Shampoo (1975)

Shampoo (1975)This satirical take on the degradation of ‘60s counter-culture contains genuine insight, positioning Nixon’s election – seven years prior to filming – as the death knell for hippies. The narrative uses the election as backdrop rather than focus, however, centring its story on the collaborations and copulations of lothario hairdresser George (Warren Beatty; the synchronicity between character and actor is impossible to miss).

George fucks every woman he meets; including the mistress (Julie Christie), wife (Lee Grant) and daughter (Carrie Fisher) of Republican businessman Lester (Jack Warden), who George hopes will finance his salon. Shampoo’s allegory matures into a stinging excoriation of bohemian politics; Lester and George’s intertwined sex lives criticising the corporate co-option and corruption of hippy ideals (reinforced in the third act, which sees Lester stumble gleefully through a party filled with flower children and strobe lights).

The lack of identification with George limits Shampoo’s emotional effectiveness; as a symbol of the inefficacy of the counter-culture he’s effective (though he states that he’s not anti-establishment), but he’s not an engaging protagonist. Compare to McCabe and Mrs Miller, which is effective as allegory but gives fuller characters for both Beatty and Christie to play and is a better film for it.

3 stars

7 thoughts on “Shampoo (1975)

    • Yeah, Hawn was good in this – couldn’t really fit a mention of her (or her skimpy clothing!) into 200 words.
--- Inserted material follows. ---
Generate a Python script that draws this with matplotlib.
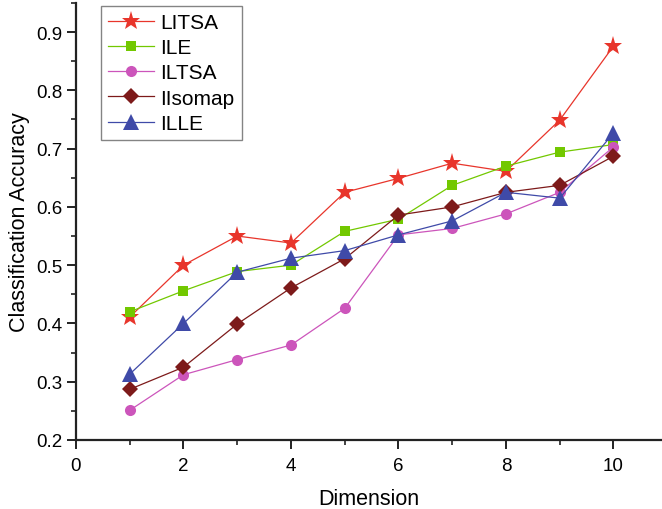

  1. Nice review here, Dave. I recently watched this one for the first time myself, and I liked it quite a bit. Though, not as much as I was led to expect. I did love how Beatty’s character was so similar to his real life persona, as you mentioned. And Jack Warden… what a ham his character was. Hilarious.

    • Yeah, it’s not a bad film but it didn’t live up to my expectations of Ashby after seeing Harold and Maude, The Last Detail and Being There (though I wasn’t a big fan of Coming Home). I did love Warden’s work here, though.